Persistence
Why persistence is important
Use cases
Kinds of objects to persist
A trusted server can provide a limited set of object types:
- Immutable files and directories: In the store, record the SHA1 hash (as in git).
Mutable files and directories (FsObjReal objects): In the store, record the filename. Maybe record the inode number for verification purposes.
Other object types: FsOp, FsObjCopyOnWrite, etc.
- Array of capabilities
It is easy for this one server process to save its object graph to a store.
If the trusted server provides enough of these abstractions, we can create a description of an untrusted process (its initial environment: root directory, executable to launch, etc.) and record it in the store. We can launch a process given a reference into the store to its description.
But how do we save and restore objects implemented in other, untrusted processes?
Option 1:
Each process is responsible for saving its internal object graph to a file (using kernel system calls). Trusted server remembers list of processes and saves the inter-process object graph.
Problem: consistency. When do the subgraphs get saved? What if they are not synchronised and can't be connected up?
Option 2:
Processes go via trusted server for saving capabilities and related data.
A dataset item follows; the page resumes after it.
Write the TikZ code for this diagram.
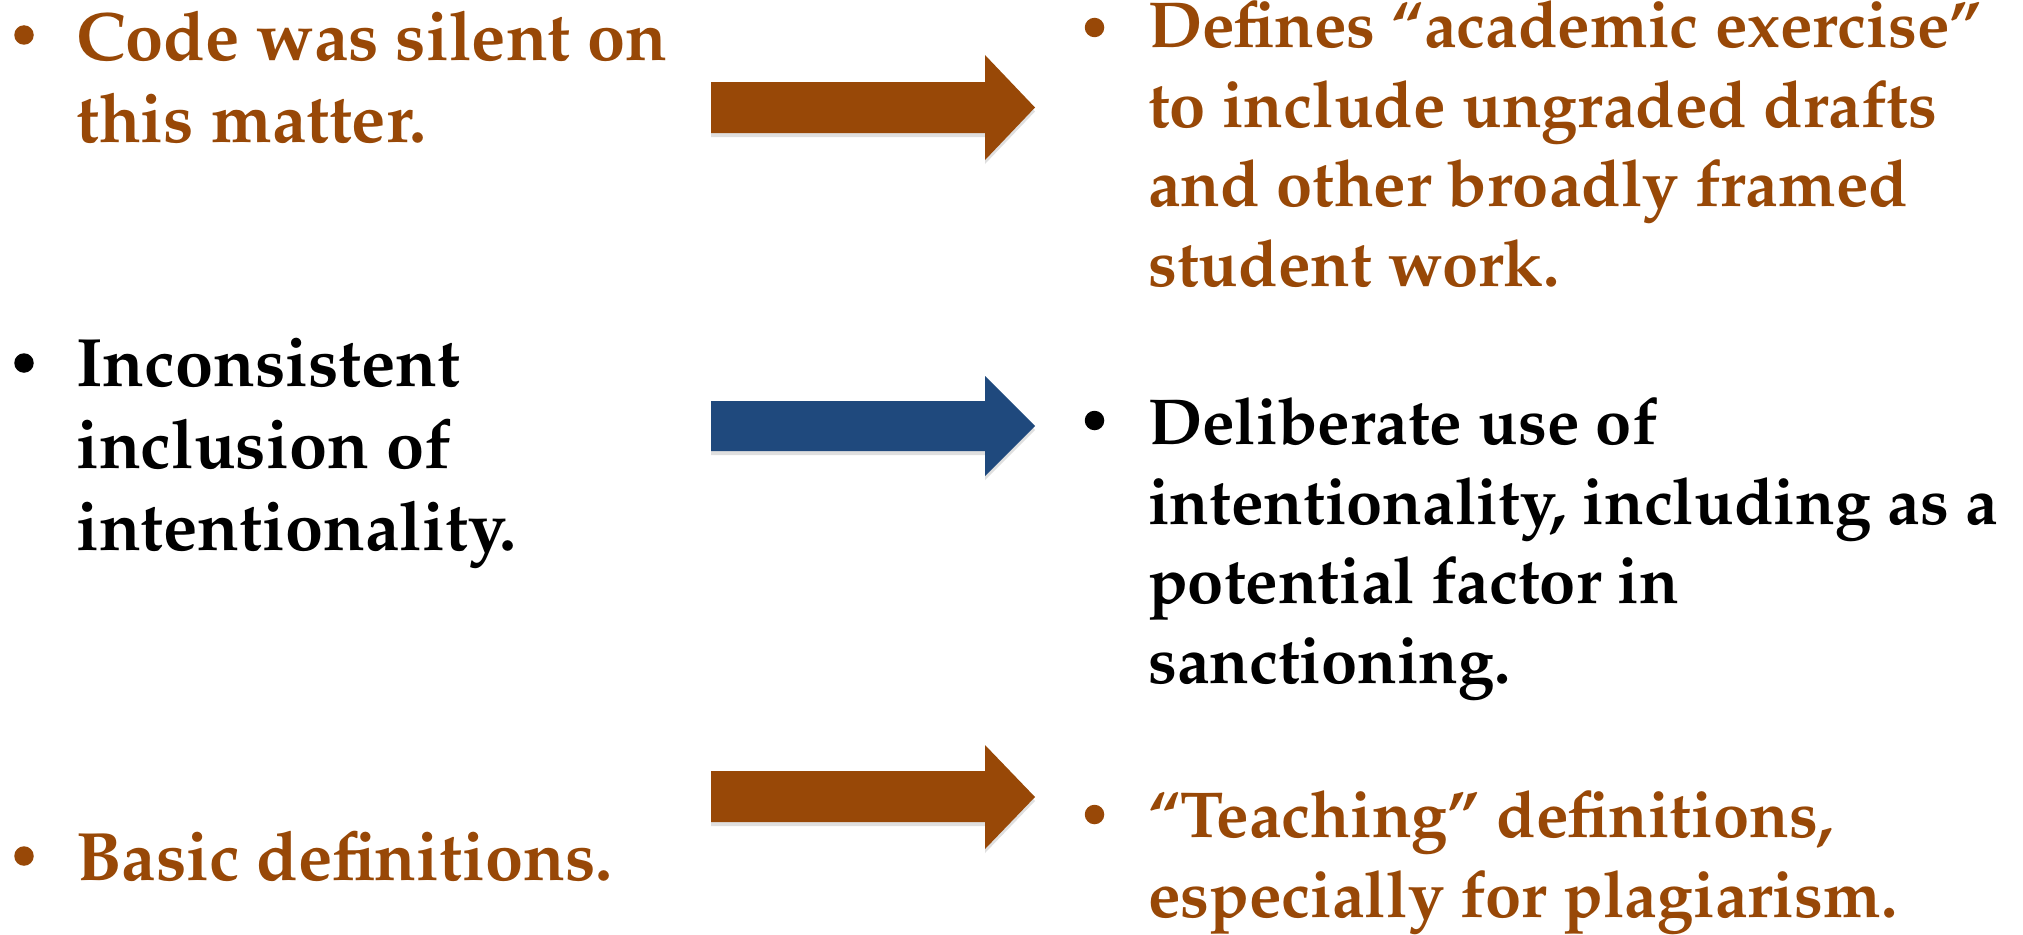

Trusted server writes out whole, consistent object graph.
Issues
Storage reclamation, garbage collection
References into the store:
- eg. GNOME panel runs outside system. .desktop file contains index into the store to a descriptor specifying how to launch an application.
References from the store to outside world:
- eg. To files on host system. May want to move files around, so it's useful if these references can be reconnected.
- eg. To network ports.
Implementation
Strategies for saving store
Two ways to save an object graph:
- Stop-and-snapshot: Start from root references and traverse object graph. Store would be a flat file. This is fine for outputting a complete snapshot, but no good for outputting changes incrementally. This is like a stop-and-copy garbage collector. Unreachable objects will not get written to store, which is good.
- Write-through: When a persistent object is changed, write the changes to the underlying store immediately. Underlying store can be implemented by another layer, e.g. Berkeley DB or Samba tdb.
Not all persistable objects need to be persisted. When an object is initially created, it will be reachable from non-persistent roots but not from persistent roots. With a write-through strategy, linking the object in and making it reachable from persistent roots should cause it to be written into the store and allocated an object ID.
When the object is dropped completely it should be removed from the store. But it may become unreachable from persistent roots while still being live (reachable from non-persistent roots). Should it be removed from the store then? Probably not, because this situation may be temporary. Note that this is similar to inodes on a filesystem that have been unlinked from the directory tree (except that there is no way to relink such inodes). If the system crashes these inodes will get freed by fsck on startup.
Identifying persistable objects
Several ways to do this:
- Wrapper: Have a persistent wrapper around a non-persistent object. The wrapper knows how to recreate the non-persistent object.
- Weak-map: The store has a weak mapping that records how to recreate objects. It maps objects to constructors and arguments.
- Persistable-interface: Objects know how to save themselves. Objects may identify themselves as such by deriving from a Python class and implementing a method.